The rural committee which is supposed to represent her village is composed of indigenous landlords, whose own homes are unaffected and who will cash in when their agricultural land is developed. They did not communicate the messages to her community, she said.
The Planning Department had long refused to put a figure on the number of non-indigenous villagers who would be affected. Only in June, when the latest revision to the scheme were announced, did department officials put the figure at 1,700 households across the three areas
The department has also come under fire for failing to assess the impact on agriculture. It gave no estimate of the amount of farmland affected until last month, when an alliance of green groups protested.

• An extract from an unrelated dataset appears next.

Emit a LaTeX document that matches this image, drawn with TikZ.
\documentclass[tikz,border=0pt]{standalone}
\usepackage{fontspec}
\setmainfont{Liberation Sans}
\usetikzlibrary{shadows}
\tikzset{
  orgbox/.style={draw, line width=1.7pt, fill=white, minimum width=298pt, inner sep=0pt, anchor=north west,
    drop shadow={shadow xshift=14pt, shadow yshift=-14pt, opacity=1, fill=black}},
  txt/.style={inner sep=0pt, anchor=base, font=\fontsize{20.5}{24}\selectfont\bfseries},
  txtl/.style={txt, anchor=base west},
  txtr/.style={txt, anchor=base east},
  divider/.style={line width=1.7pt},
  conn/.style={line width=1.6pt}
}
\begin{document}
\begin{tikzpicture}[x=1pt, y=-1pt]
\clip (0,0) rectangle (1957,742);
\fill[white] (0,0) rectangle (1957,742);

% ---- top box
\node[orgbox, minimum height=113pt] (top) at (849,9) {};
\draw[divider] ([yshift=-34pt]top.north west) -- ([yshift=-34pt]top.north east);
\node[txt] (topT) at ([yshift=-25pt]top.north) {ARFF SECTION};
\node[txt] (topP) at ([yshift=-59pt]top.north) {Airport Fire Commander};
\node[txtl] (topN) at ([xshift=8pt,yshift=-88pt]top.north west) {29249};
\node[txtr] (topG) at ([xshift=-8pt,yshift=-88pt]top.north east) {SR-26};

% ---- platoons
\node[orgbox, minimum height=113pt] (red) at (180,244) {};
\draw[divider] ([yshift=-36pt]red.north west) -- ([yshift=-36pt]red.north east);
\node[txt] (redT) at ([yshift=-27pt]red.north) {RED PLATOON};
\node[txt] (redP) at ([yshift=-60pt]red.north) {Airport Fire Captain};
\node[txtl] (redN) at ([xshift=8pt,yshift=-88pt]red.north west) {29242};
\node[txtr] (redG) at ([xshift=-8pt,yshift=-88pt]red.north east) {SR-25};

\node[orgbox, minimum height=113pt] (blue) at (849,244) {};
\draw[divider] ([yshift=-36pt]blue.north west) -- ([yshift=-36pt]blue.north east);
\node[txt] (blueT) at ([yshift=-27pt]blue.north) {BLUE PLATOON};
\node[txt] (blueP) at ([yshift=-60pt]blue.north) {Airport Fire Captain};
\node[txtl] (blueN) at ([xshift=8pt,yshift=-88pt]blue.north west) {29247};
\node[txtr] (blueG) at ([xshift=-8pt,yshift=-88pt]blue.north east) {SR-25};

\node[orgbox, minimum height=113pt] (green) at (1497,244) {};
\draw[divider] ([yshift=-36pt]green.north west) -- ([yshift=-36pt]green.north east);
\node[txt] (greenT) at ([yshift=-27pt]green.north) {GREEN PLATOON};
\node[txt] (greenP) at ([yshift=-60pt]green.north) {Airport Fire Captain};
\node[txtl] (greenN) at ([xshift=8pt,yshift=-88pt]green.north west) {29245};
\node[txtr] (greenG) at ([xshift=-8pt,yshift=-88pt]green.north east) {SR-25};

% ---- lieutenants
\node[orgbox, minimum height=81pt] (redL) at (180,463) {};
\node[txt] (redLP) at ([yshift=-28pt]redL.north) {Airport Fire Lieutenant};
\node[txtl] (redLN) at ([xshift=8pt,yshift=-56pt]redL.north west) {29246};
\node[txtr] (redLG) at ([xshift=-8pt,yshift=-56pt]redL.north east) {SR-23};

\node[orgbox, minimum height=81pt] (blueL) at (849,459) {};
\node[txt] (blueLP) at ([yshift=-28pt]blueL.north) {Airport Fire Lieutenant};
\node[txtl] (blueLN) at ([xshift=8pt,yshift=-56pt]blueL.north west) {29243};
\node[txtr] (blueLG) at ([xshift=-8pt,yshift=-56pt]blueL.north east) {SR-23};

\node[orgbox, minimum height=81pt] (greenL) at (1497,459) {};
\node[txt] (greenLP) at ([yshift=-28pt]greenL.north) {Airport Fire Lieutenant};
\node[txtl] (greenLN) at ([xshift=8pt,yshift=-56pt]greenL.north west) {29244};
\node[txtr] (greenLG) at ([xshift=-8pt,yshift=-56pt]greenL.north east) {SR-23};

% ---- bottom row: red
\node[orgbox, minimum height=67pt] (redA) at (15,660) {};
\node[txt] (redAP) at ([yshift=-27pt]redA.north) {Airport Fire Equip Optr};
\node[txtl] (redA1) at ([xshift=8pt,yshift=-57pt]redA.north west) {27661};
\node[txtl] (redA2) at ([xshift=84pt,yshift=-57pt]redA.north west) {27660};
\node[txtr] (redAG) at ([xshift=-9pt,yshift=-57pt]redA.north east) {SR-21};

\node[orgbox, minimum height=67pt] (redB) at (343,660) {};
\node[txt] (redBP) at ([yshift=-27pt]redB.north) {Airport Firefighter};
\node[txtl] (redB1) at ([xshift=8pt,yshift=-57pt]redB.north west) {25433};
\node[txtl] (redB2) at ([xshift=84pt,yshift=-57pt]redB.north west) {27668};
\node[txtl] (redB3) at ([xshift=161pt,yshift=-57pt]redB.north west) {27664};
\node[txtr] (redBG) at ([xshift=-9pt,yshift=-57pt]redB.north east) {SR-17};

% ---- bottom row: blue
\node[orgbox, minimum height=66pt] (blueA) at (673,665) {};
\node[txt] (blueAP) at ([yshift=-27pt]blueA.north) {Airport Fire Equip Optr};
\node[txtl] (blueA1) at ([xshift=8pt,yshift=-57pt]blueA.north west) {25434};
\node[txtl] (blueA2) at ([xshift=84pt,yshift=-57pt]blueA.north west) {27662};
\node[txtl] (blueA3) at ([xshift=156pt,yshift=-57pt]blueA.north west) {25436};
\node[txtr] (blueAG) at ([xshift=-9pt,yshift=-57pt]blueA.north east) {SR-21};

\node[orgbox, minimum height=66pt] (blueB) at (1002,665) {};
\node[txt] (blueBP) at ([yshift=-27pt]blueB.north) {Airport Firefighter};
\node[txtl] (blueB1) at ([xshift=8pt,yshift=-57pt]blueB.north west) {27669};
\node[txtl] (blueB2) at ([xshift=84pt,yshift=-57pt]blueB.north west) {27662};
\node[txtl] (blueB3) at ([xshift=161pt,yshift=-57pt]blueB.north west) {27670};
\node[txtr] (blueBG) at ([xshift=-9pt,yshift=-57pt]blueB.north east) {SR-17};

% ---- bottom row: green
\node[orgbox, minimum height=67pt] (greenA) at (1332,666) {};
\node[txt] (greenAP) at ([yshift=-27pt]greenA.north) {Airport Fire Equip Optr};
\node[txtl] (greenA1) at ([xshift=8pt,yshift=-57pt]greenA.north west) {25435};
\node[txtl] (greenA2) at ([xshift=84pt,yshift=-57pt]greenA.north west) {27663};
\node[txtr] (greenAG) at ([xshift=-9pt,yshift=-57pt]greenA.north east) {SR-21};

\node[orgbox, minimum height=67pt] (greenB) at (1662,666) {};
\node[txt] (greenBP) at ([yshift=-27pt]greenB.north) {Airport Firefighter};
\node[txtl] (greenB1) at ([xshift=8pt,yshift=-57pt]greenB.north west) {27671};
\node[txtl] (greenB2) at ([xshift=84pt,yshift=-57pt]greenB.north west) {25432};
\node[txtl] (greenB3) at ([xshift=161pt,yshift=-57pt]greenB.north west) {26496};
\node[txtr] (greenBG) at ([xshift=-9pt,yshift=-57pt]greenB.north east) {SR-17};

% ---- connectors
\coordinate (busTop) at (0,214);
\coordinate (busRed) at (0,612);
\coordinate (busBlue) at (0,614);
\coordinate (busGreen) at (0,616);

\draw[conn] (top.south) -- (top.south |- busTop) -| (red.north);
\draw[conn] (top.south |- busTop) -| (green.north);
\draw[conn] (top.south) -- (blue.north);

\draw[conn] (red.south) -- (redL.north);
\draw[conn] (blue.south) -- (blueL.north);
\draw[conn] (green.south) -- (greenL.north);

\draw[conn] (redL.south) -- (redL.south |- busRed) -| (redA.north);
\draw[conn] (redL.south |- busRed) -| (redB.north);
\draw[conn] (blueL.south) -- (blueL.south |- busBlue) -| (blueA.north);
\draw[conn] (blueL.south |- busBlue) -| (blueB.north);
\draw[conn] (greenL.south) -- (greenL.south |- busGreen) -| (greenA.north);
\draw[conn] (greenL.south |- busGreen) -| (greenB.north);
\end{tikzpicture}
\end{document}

Officials said 22 hectares of active farmland would go, while the alliance estimated that 98 hectares would be lost. Most affected farmers are villagers, who work part time or full time in the field. Some are city dwellers who gave up white-collar jobs for an alternative lifestyle.

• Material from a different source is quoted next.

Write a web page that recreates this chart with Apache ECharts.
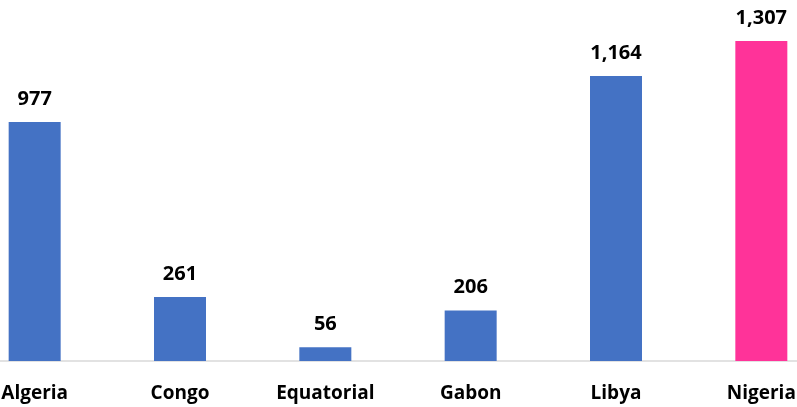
<!DOCTYPE html>
<html>
<head>
<meta charset="utf-8">
<script src="https://cdn.jsdelivr.net/npm/echarts@6/dist/echarts.min.js"></script>
<style>
  html, body { margin: 0; padding: 0; background: #fff; }
  #chart { width: 797px; height: 407px; }
</style>
</head>
<body>
<div id="chart"></div>
<script>
// data
var countries = ['Algeria', 'Congo', 'Equatorial', 'Gabon', 'Libya', 'Nigeria'];
var values = [977, 261, 56, 206, 1164, 1307];
var highlight = 'Nigeria';

var blue = '#4472C4';
var pink = '#FF3399';

var myChart = echarts.init(document.getElementById('chart'));

var barData = values.map(function (v, i) {
  return {
    value: v,
    itemStyle: { color: countries[i] === highlight ? pink : blue }
  };
});

myChart.setOption({
  animation: false,
  grid: {
    left: -38, right: -37, top: 0, bottom: 46,
    containLabel: false,
    outerBoundsMode: 'none'
  },
  xAxis: {
    type: 'category',
    data: countries,
    axisLine: { lineStyle: { color: '#D9D9D9', width: 1.5 } },
    axisTick: { show: false },
    axisLabel: {
      color: '#000',
      fontFamily: 'Open Sans',
      fontWeight: 'bold',
      fontSize: 19,
      margin: 23
    }
  },
  yAxis: {
    type: 'value',
    min: 0,
    max: 1475,
    show: false,
    splitLine: { show: false }
  },
  series: [{
    type: 'bar',
    data: barData,
    barWidth: 52,
    label: {
      show: true,
      position: 'top',
      distance: 13,
      color: '#000',
      fontFamily: 'Open Sans',
      fontWeight: 'bold',
      fontSize: 20,
      formatter: function (p) {
        return p.value.toLocaleString('en-US');
      }
    }
  }]
});
</script>
</body>
</html>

The villagers have help from Chu Hoi-dick, an activist who helped organise the protests in Tsoi Yuen Tsuen. He's helping the villagers of Ping Che organise themselves and take their message to the government.
"Our stance is clear and uncompromising: scrap the blueprint," Chu said. "We can't accept the top-down approach to clear decades-old rural dwellings for new developments, without any serious communication with those affected."
Chu said the new elements in the latest blueprint, such as a plan for public rental housing for non-indigenous families, were just piecemeal revisions.
"The key issue, before you talk of any development, is: to what extent should the rural area be conserved?"
But the plan is not without its supporters. Lam Kam-wai, vice-chairman of Ta Kwu Ling Rural Committee, is enthusiastic about the idea of bringing new industry to the area. He had helped pool nine hectares of land, 5 per cent of the Ping Che site, belonging to about a dozen landlords, for uses such as plantations, warehouses and recycling workshops. "I don't want to see Ping Che forever in temporary use," Lam said. "I hope we can contribute to building a new economy for the city."
But Lam is urging the government to allow non-indigenous residents to relocate their six villages just outside the boundaries of the development area.
Another source of concern surrounding the new town plan is a proposal by a think tank with close ties to the government that would see the towns become a support area for the vast swathes of land at the border being opened up for development. The One Country Two Systems Research Institute wants the border areas to be open on a visa-on-arrival basis to visitors from the mainland
The government has dismissed the visa concept as "just a researcher's idea". But that hasn't stopped many Hongkongers, already wary of the influx of visitors from across the border and its impact on urban areas, from complaining that the towns are intended to serve mainland interests rather than provide homes and economic opportunities for locals.
Dr Ng Cho-nam, a former member of the Town Planning Board and an adviser to Chief Executive Leung Chun-ying on his election manifesto, said he put the idea of developing malls on border land to the research institute, but said: "The visa on arrival scheme only applies to the special shopping points and not the wider border area".
And Ng says there is a way to develop the new towns and provide more housing without unduly disrupting the lives of people like Lee and her neighbours while conserving rural land for future generations. "The areas should be split up into smaller parts so that active farmland should be kept and villages should be allowed to relocate themselves as far as possible," he said.